Monday, 11 April 2022

Greenland Shark found on Cornish beach died of Meningitis.

A Greenland Shark, Somniosus microcephalus, which was found stranded on a beach near Newlyn Harbour in Cornwall, England, in March 2022, has been found to have died of Meningitis. The Shark, which was spotted on the beach on 13 March and recovered by a recreational boating company two days later, after washing back out to sea, was subjected to a necropsy (the term 'autopsy' is only used when the subject is Human) by the Cornwall Marine Pathology Team, which discovered it had been suffering from an inflamation of the membrane surrounding the brain (Meningitis).

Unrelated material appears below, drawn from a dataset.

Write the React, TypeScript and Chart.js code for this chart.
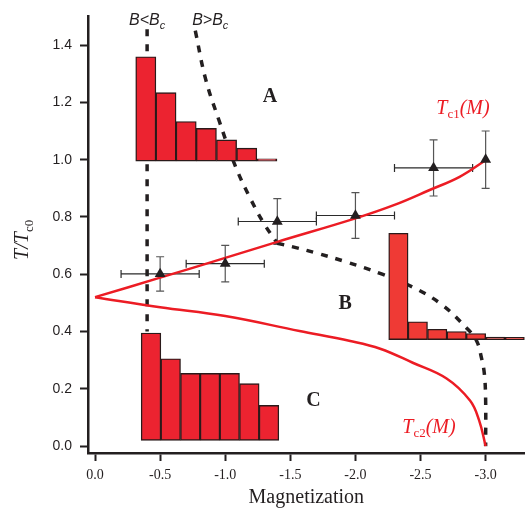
import React, { useEffect, useRef } from 'react';
import { Chart, registerables } from 'chart.js';

Chart.register(...registerables);

// ---------- axis ticks ----------
const xTickValues = [0, -0.5, -1.0, -1.5, -2.0, -2.5, -3.0];
const yTickValues = [0, 0.2, 0.4, 0.6, 0.8, 1.0, 1.2, 1.4];

// ---------- histogram A (top) ----------
const histACenters = [-0.39, -0.545, -0.7, -0.855, -1.01, -1.165, -1.32];
const histATops = [1.359, 1.234, 1.133, 1.109, 1.069, 1.04, 1.003];
const histABase = 0.995;

// ---------- histogram B (right) ----------
const histBCenters = [-2.33, -2.479, -2.628, -2.777, -2.926, -3.075, -3.224];
const histBTops = [0.743, 0.434, 0.408, 0.4, 0.393, 0.381, 0.38];
const histBBase = 0.372;

// ---------- histogram C (bottom) ----------
const histCCenters = [-0.43, -0.581, -0.732, -0.883, -1.034, -1.185, -1.336];
const histCTops = [0.395, 0.305, 0.254, 0.254, 0.254, 0.218, 0.142];
const histCBase = 0.02;

// ---------- Tc1(M) curve ----------
const tc1X = [0, -0.5, -1.0, -1.4, -2.0, -2.3, -2.57, -2.8, -3.0];
const tc1Y = [0.52, 0.588, 0.657, 0.713, 0.795, 0.842, 0.894, 0.94, 0.998];

// ---------- Tc2(M) curve ----------
const tc2X = [0, -0.5, -1.0, -1.57, -1.96, -2.19, -2.44, -2.7, -2.88, -2.95, -3.0];
const tc2Y = [0.52, 0.485, 0.454, 0.402, 0.367, 0.34, 0.291, 0.236, 0.159, 0.09, 0.0];

// ---------- dashed boundaries ----------
const belowBcX = [-0.4, -0.4];
const belowBcY = [1.455, 0.4];
const aboveBcUpperX = [-0.77, -0.85, -0.95, -1.08, -1.2, -1.3, -1.4];
const aboveBcUpperY = [1.45, 1.28, 1.14, 0.975, 0.858, 0.775, 0.708];
const aboveBcLowerX = [-1.4, -1.55, -1.7, -1.93, -2.2, -2.44, -2.66, -2.85, -2.93, -2.967, -2.99, -3.0, -3.0];
const aboveBcLowerY = [0.708, 0.692, 0.674, 0.643, 0.601, 0.555, 0.495, 0.414, 0.368, 0.31, 0.253, 0.16, 0.0];

// ---------- measured points ----------
const ptX = [-0.5, -1.0, -1.4, -2.0, -2.6, -3.0];
const ptY = [0.601, 0.637, 0.784, 0.805, 0.971, 1.0];
const ptXErr = [0.3, 0.3, 0.3, 0.3, 0.3, 0];
const ptYErr = [0.06, 0.064, 0.08, 0.08, 0.098, 0.1];

const X_MIN = -3.3;
const X_MAX = 0.054;
const Y_MIN = -0.024;
const Y_MAX = 1.5;

const AXIS = '#231f20';
const RED = '#ec1c24';
const BAR_RED = '#ec2330';
const BAR_RED_B = '#ef3a35';
const BAR_EDGE = '#2a1a1a';

const SERIF = '"Liberation Serif", "Times New Roman", serif';
const SANS = '"Liberation Sans", Arial, sans-serif';

type Seg = { t: string; font: string; dy?: number };

function drawRich(ctx: CanvasRenderingContext2D, segs: Seg[], x: number, y: number, align: 'left' | 'center', color: string) {
  ctx.fillStyle = color;
  ctx.textBaseline = 'alphabetic';
  ctx.textAlign = 'left';
  const widths = segs.map((s) => {
    ctx.font = s.font;
    return ctx.measureText(s.t).width;
  });
  const total = widths.reduce((a, b) => a + b, 0);
  let cx = align === 'center' ? x - total / 2 : x;
  segs.forEach((s, i) => {
    ctx.font = s.font;
    ctx.fillText(s.t, cx, y + (s.dy || 0));
    cx += widths[i];
  });
}

const errorBarPlugin = {
  id: 'errorBars',
  beforeDatasetsDraw(chart: any) {
    const { ctx } = chart;
    const xs = chart.scales.x;
    const ys = chart.scales.y;
    ctx.save();
    ctx.lineWidth = 1.2;
    const cap = 4;
    ptX.forEach((vx, i) => {
      const cx = xs.getPixelForValue(vx);
      const cy = ys.getPixelForValue(ptY[i]);
      if (ptXErr[i] > 0) {
        const x1 = xs.getPixelForValue(vx - ptXErr[i]);
        const x2 = xs.getPixelForValue(vx + ptXErr[i]);
        ctx.strokeStyle = '#2b2b2b';
        ctx.beginPath();
        ctx.moveTo(x1, cy); ctx.lineTo(x2, cy);
        ctx.moveTo(x1, cy - cap); ctx.lineTo(x1, cy + cap);
        ctx.moveTo(x2, cy - cap); ctx.lineTo(x2, cy + cap);
        ctx.stroke();
      }
      if (ptYErr[i] > 0) {
        const y1 = ys.getPixelForValue(ptY[i] - ptYErr[i]);
        const y2 = ys.getPixelForValue(ptY[i] + ptYErr[i]);
        ctx.strokeStyle = '#555555';
        ctx.beginPath();
        ctx.moveTo(cx, y1); ctx.lineTo(cx, y2);
        ctx.moveTo(cx - cap, y1); ctx.lineTo(cx + cap, y1);
        ctx.moveTo(cx - cap, y2); ctx.lineTo(cx + cap, y2);
        ctx.stroke();
      }
    });
    ctx.restore();
  },
};

const textPlugin = {
  id: 'annotText',
  afterDatasetsDraw(chart: any) {
    const { ctx } = chart;
    const xs = chart.scales.x;
    const ys = chart.scales.y;
    const px = (v: number) => xs.getPixelForValue(v);
    const py = (v: number) => ys.getPixelForValue(v);
    ctx.save();
    // B<Bc and B>Bc
    drawRich(ctx, [
      { t: 'B<B', font: `italic 16px ${SANS}` },
      { t: 'c', font: `italic 11px ${SANS}`, dy: 4 },
    ], px(-0.4), py(1.471), 'center', AXIS);
    drawRich(ctx, [
      { t: 'B>B', font: `italic 16px ${SANS}` },
      { t: 'c', font: `italic 11px ${SANS}`, dy: 4 },
    ], px(-0.885), py(1.471), 'center', AXIS);
    // region letters
    drawRich(ctx, [{ t: 'A', font: `bold 20px ${SERIF}` }], px(-1.343), py(1.2025), 'center', AXIS);
    drawRich(ctx, [{ t: 'B', font: `bold 20px ${SERIF}` }], px(-1.922), py(0.478), 'center', AXIS);
    drawRich(ctx, [{ t: 'C', font: `bold 20px ${SERIF}` }], px(-1.678), py(0.139), 'center', AXIS);
    // curve labels
    drawRich(ctx, [
      { t: 'T', font: `italic 20px ${SERIF}` },
      { t: 'c1', font: `13px ${SERIF}`, dy: 4 },
      { t: '(M)', font: `italic 20px ${SERIF}` },
    ], px(-2.621), py(1.158), 'left', RED);
    drawRich(ctx, [
      { t: 'T', font: `italic 20px ${SERIF}` },
      { t: 'c2', font: `13px ${SERIF}`, dy: 4 },
      { t: '(M)', font: `italic 20px ${SERIF}` },
    ], px(-2.36), py(0.046), 'left', RED);
    // y axis title
    ctx.translate(chart.chartArea.left - 60, py(0.72));
    ctx.rotate(-Math.PI / 2);
    drawRich(ctx, [
      { t: 'T/T', font: `italic 20px ${SERIF}` },
      { t: 'c0', font: `13px ${SERIF}`, dy: 5 },
    ], 0, 0, 'center', AXIS);
    ctx.restore();
  },
};

const toXY = (xs: number[], ys: number[]) => xs.map((x, i) => ({ x, y: ys[i] }));
const toBars = (cs: number[], tops: number[], base: number) => cs.map((x, i) => ({ x, y: [base, tops[i]] }));

const hiddenX = () => ({
  type: 'linear',
  axis: 'x',
  position: 'bottom',
  display: false,
  min: X_MIN,
  max: X_MAX,
  reverse: true,
  offset: false,
  afterBuildTicks: (s: any) => { s.ticks = []; },
});

export default function App() {
  const ref = useRef<HTMLCanvasElement | null>(null);

  useEffect(() => {
    if (!ref.current) return;
    const barCommon = {
      type: 'bar' as const,
      grouped: false,
      barPercentage: 1,
      categoryPercentage: 1,
      borderWidth: 1.4,
      borderColor: BAR_EDGE,
      borderSkipped: false,
      order: 1,
    };
    const dashCommon = {
      type: 'line' as const,
      showLine: true,
      borderColor: AXIS,
      borderWidth: 3.5,
      borderDash: [7, 8],
      pointRadius: 0,
      fill: false,
      order: 3,
    };
    const chart = new Chart(ref.current, {
      type: 'scatter',
      data: {
        datasets: [
          {
            type: 'scatter',
            label: 'measured',
            data: toXY(ptX, ptY),
            pointStyle: 'triangle',
            pointRadius: 6.3,
            backgroundColor: AXIS,
            borderColor: AXIS,
            borderWidth: 0,
            order: 0,
          } as any,
          { ...barCommon, label: 'A', xAxisID: 'xA', data: toBars(histACenters, histATops, histABase), backgroundColor: BAR_RED } as any,
          { ...barCommon, label: 'B', xAxisID: 'xB', data: toBars(histBCenters, histBTops, histBBase), backgroundColor: BAR_RED_B } as any,
          { ...barCommon, label: 'C', xAxisID: 'xC', data: toBars(histCCenters, histCTops, histCBase), backgroundColor: BAR_RED } as any,
          {
            type: 'line',
            label: 'Tc1(M)',
            data: toXY(tc1X, tc1Y),
            showLine: true,
            borderColor: RED,
            borderWidth: 2.5,
            pointRadius: 0,
            tension: 0.4,
            fill: false,
            order: 2,
          } as any,
          {
            type: 'line',
            label: 'Tc2(M)',
            data: toXY(tc2X, tc2Y),
            showLine: true,
            borderColor: RED,
            borderWidth: 2.5,
            pointRadius: 0,
            tension: 0.4,
            fill: false,
            order: 2,
          } as any,
          { ...dashCommon, label: 'B<Bc', data: toXY(belowBcX, belowBcY), tension: 0 } as any,
          { ...dashCommon, label: 'B>Bc upper', data: toXY(aboveBcUpperX, aboveBcUpperY), tension: 0.4 } as any,
          { ...dashCommon, label: 'B>Bc lower', data: toXY(aboveBcLowerX, aboveBcLowerY), tension: 0.4 } as any,
        ],
      },
      options: {
        animation: false,
        responsive: false,
        devicePixelRatio: 1,
        events: [],
        layout: { padding: { top: 13, right: 6, left: 0, bottom: 0 } },
        plugins: { legend: { display: false }, tooltip: { enabled: false } },
        scales: {
          x: {
            type: 'linear',
            position: 'bottom',
            min: X_MIN,
            max: X_MAX,
            reverse: true,
            offset: false,
            border: { display: true, color: AXIS, width: 2.5 },
            grid: { display: true, drawOnChartArea: false, drawTicks: true, tickLength: 8, tickWidth: 2, tickColor: AXIS, offset: false },
            ticks: {
              autoSkip: false,
              maxRotation: 0,
              padding: 6,
              color: AXIS,
              font: { family: SERIF, size: 14 },
              callback: (v: any) => Number(v).toFixed(1),
            },
            afterBuildTicks: (s: any) => { s.ticks = xTickValues.map((value) => ({ value })); },
            afterFit: (s: any) => { s.height = 59; },
            title: {
              display: true,
              text: 'Magnetization',
              color: AXIS,
              font: { family: SERIF, size: 20 },
              padding: { top: 0, bottom: 2 },
            },
          },
          xA: hiddenX(),
          xB: hiddenX(),
          xC: hiddenX(),
          y: {
            type: 'linear',
            position: 'left',
            min: Y_MIN,
            max: Y_MAX,
            border: { display: true, color: AXIS, width: 2.5 },
            grid: { display: true, drawOnChartArea: false, drawTicks: true, tickLength: 8, tickWidth: 2, tickColor: AXIS },
            ticks: {
              autoSkip: false,
              padding: 8,
              color: AXIS,
              font: { family: SANS, size: 14 },
              callback: (v: any) => Number(v).toFixed(1),
            },
            afterBuildTicks: (s: any) => { s.ticks = yTickValues.map((value) => ({ value })); },
            afterFit: (s: any) => { s.width = 88; },
          },
        } as any,
      },
      plugins: [errorBarPlugin, textPlugin],
    } as any);
    return () => chart.destroy();
  }, []);

  return (
    <div style={{ position: 'absolute', left: 0, top: 0, width: 531, height: 512, background: '#ffffff' }}>
      <canvas ref={ref} width={531} height={512} style={{ display: 'block' }} />
    </div>
  );
}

Later analysis of tissue taken from this membrane found that it was infected with the Gammaproteobacterium Pasteurella, known to cause Meningitis but mostly associated with domestic Mammals and never before reported from a Greenland Shark.

 
A Greenland Shark, Somniosus microcephalus, washed up on a beach near Newlyn Harbour in Cornwall, in March 2022. Cornwall Marine Pathology Team.

The Shark was found to be a female, and is calculated to have been about 100 years old, and therefore considered to have been a juvenile in a species that is thought to be able to be able to live for over 400 years. Greenland Sharks are a coldwater Sleeper Shark species found in the Arctic and North Atlantic oceans. They are piscivores (Fish eaters) and never attack Humans (species of Shark which target Marine Mammals will sometimes attack Humans, though they usually spit us out), and for the most part are not consumed by Humans either, due to the high levels of trimethylamine oxides (which are both toxic and foul smelling) in their flesh, though in Iceland Greenland Shark meat detoxified by fermenting is eaten as a delicacy, kæstur hákarl.